Weird thing is, Cloverfield is much less sensational in the theater than it is on paper. The main reason for this is also the flick’s most distinctive feature: It’s shot entirely in a “mock handheld” format. We see almost everything from the viewpoint of Hud, one of the protagonists who is ineptly filming the party when the monster hits, and brazenly keeps the camera running throughout the drama. The movie’s production values zealously stick to this concept.

While this makes the movie interesting to watch in a lot of ways, it’s also done in a fashion that dulls the excitement a little bit. No-name actors, the absence of music, and stripped-down dialogue lacking any flash or stylization work against any sense of fright or intensity. This kind of filming sensibility worked wonders in United 93, and for a very obvious reason: The subject matter was deadly serious and deadly real. Cloverfield is about a giant sea creature destroying New York. As such, emotional scenes fall flat and intense scenes feel strangely detached.

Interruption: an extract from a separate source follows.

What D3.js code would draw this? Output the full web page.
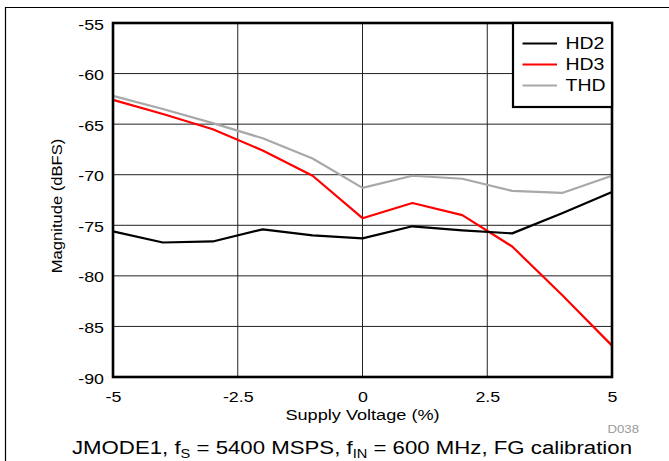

It doesn’t help that the characters are mostly depicted as your average Jane’s and Joe’s, with nothing really interesting or notable about them.

The PG-13 rating stunts the film’s intensity as well, with moderated bursts of profanity and violence that end up reminding us that in a real situation, there’d be a lot more there that we’re not seeing.

However, Cloverfield is no dud of a movie: it works at the same time that it doesn’t. There’s an attention to detail here made possible only through its format, like deserted dinner plates from sidewalk cafes that make it into a third of the screen for a split-second shot, or snatches of bystanders pulling out their camera phones for pictures as their first reaction to seeing the severed head of the Statue of Liberty. The treatment that director Mike Reeves (of Felicity fame) gives us of an abandoned and violent New York is undeniably enjoyable to look at.

The main redeeming factor for Cloverfield is Hud, the faithful cameraman with a lack of wit and incessant yap, and the only character I found myself ever caring about. Late in the movie, the rescuers are attempting to climb over to the top of a building that has smashed into the side of another. Before he starts climbing, Hud turns the camera onto himself for a brief second and says with a straight face, “My name is Hudson Platt. If this is the last thing you see, then…uh…I died.”

In an earlier scene, while one of the characters is fiercely studying a subway map, Hud sidles over and says, in all earnest, “Uh, Rob, I really don’t think the trains are running, man…” The format of the movie strips his dialogue of any campiness or black humor that would be unbearably present in more conventional films, and instead offers something more unsettling and real.

Cloverfield‘s fascinating in that it doesn’t really fulfill the demands of its story, but is entertaining nonetheless. I’m not sure I’d see it again, but at 90 minutes long, there are sure as hell a lot of worse ways to spend an evening.